Designing Sequences

This tutorial shows you how to design protein sequences based on your chosen objectives. Use this tool to customize design objectives for individual projects and design a variant library based on your data.

What you need before getting started

Please note that this tool requires experimental data in the form of an uploaded dataset. For instructions on how to upload your data, see Uploading your data

If you don’t yet have experimental data, start with our PoET tools.

If you run into any challenges or have questions while getting started, please contact OpenProtein.AI support.

About design criteria

OpenProtein.AI uses Bayesian property predictors, which output a distribution over possible values of the property for a variant. Design goals are defined by a property’s value being greater than or less than a target value.

The mean, or most likely value of the property for the sequence as predicted by the model, is what you would get from a typical regression model. The models also output a standard deviation indicating their certainty in the value of that property. Based on this distribution, we can calculate the probability that a sequence variant meets a design criteria and express it as a log-likelihood score.

Creating your custom designs

Navigate to your dataset, then select Create design. This opens a new window where you can edit the design name and define your parameters and design objectives.

Explore tradeoffs between the number of mutations in each variant and predicted properties by selecting Use number of mutations criteria and set criteria for multiple properties.

We recommend using the default 25 step design algorithm in the Number of design steps field.

When your criteria are set, select Generate design. Your designs are accessible through the navigation panel on the left.

Interpreting your results

Your results will display in a UMAP, a histogram, a joint plot, and a design result table.

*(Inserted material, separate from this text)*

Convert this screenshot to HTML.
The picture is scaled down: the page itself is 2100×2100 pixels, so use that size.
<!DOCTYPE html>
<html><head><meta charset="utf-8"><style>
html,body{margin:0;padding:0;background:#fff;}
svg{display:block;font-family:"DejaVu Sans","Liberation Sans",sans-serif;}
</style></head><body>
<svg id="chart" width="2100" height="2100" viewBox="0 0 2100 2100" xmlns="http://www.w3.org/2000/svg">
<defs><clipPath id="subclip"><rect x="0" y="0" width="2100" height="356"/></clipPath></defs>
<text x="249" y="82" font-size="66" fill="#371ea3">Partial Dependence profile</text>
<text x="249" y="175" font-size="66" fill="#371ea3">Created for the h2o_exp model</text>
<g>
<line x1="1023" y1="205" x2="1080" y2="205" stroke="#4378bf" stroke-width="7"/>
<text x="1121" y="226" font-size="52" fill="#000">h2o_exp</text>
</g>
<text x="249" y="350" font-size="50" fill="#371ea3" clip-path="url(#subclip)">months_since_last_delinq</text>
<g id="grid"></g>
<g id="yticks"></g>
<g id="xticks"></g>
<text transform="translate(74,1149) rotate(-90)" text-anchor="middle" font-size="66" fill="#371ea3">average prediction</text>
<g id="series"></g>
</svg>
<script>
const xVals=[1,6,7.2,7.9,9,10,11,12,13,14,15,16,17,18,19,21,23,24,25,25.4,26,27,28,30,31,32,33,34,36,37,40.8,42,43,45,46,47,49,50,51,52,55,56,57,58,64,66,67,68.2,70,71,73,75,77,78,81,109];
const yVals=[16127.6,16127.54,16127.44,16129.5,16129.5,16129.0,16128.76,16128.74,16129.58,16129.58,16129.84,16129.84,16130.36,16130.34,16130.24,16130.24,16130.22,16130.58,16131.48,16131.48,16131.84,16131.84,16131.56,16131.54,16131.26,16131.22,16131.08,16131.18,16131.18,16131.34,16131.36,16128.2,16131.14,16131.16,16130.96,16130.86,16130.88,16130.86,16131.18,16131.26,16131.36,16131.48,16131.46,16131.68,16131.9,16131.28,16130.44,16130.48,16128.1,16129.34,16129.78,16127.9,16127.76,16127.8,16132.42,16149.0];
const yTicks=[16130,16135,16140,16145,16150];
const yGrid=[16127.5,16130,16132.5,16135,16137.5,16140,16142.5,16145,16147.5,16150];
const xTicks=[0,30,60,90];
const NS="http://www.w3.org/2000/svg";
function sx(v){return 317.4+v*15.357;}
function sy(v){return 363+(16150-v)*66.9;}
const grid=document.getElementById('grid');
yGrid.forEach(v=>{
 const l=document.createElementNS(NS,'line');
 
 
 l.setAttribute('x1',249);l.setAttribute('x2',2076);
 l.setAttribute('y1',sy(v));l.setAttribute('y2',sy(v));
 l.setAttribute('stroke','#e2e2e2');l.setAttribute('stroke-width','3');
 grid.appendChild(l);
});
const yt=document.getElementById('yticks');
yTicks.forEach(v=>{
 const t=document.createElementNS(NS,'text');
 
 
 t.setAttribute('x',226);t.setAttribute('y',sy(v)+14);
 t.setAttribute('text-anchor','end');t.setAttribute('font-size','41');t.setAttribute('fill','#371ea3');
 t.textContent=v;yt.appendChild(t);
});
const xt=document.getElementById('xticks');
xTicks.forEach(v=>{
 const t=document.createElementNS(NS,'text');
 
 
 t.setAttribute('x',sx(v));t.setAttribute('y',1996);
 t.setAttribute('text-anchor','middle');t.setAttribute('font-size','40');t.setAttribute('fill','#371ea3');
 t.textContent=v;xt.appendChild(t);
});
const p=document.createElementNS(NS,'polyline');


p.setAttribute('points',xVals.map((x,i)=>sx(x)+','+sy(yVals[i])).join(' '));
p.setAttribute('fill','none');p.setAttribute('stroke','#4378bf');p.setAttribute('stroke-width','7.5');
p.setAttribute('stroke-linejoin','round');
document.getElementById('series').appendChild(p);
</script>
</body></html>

Variant sequences generated by the design process are overlaid on the Uniform Manifold Approximation and Projection (UMAP). Hover over a point in the UMAP to view the sequence and score.

Your designed sequences are colored by their predicted property, and you can adjust the display in several ways.

  • Use the color options panel to adjust the color settings and change which property the new points are colored by.
  • Highlight specific sequences by clicking on individual points, or hold Shift while dragging your cursor to select multiple points.
  • Select the eye icon to the left of sequences in the table to toggle the visibility of a sequence on and off in the UMAP.

The Histogram tab compares the expected property distributions for the designs against your original library and joint plots for all of the properties. Hover over the graph to view the property, source, binned value, and frequency.

The Joint plot tab provides a visual representation of the distribution of individuals of each variable and helps in understanding the relationship between two variables.

The Design result table displays all designed and input sequences. If you want to compare your generated results against a benchmark, select Add a reference sequence , enter a parent sequence or sequence of interest, and select Add. You can update or delete reference sequences by selecting Edit reference sequence, choosing your desired action, then selecting Update. Using a reference sequence lets you view mutation sites to better understand specific substitutions present in your sequence libraries and designs.

Select Advanced filters to only display unique sequences.

You can also sort the table by the predicted property or log-likelihood score. Use the filter icon to set simple filters for each column.

Use the Generate more sequences at the bottom of your design results page to generate more candidate sequences.

Saving your sequences

Save your results as a library within your project by selecting Save as library. Add a library name and description, then select Save. Access your libraries from the left hand navigation panel.

You can also export your results as a CSV file by selecting Export , then selecting which rows to include.

Fine-tuning your designs

Sometimes your produced sequences are high diversity, bear little resemblance to the input data, or have predicted property values far from what you’re looking for. This can happen if you set ambitious design objectives, for example with target values far from sequences in your dataset. If the model cannot find any sequences that are predicted to achieve your design objectives, it will explore sequences with maximum uncertainty since those are more likely to achieve the design objective broadly.

Reducing the design target can help the system find sequences that are likely to be incremental improvements, and will produce designs that will be closer to your target values.

Using your designed sequences

Explore your sequence’s 3D structure with the Structure Prediction tool, or use Substitution Analysis to evaluate the single substitution variants of your sequence.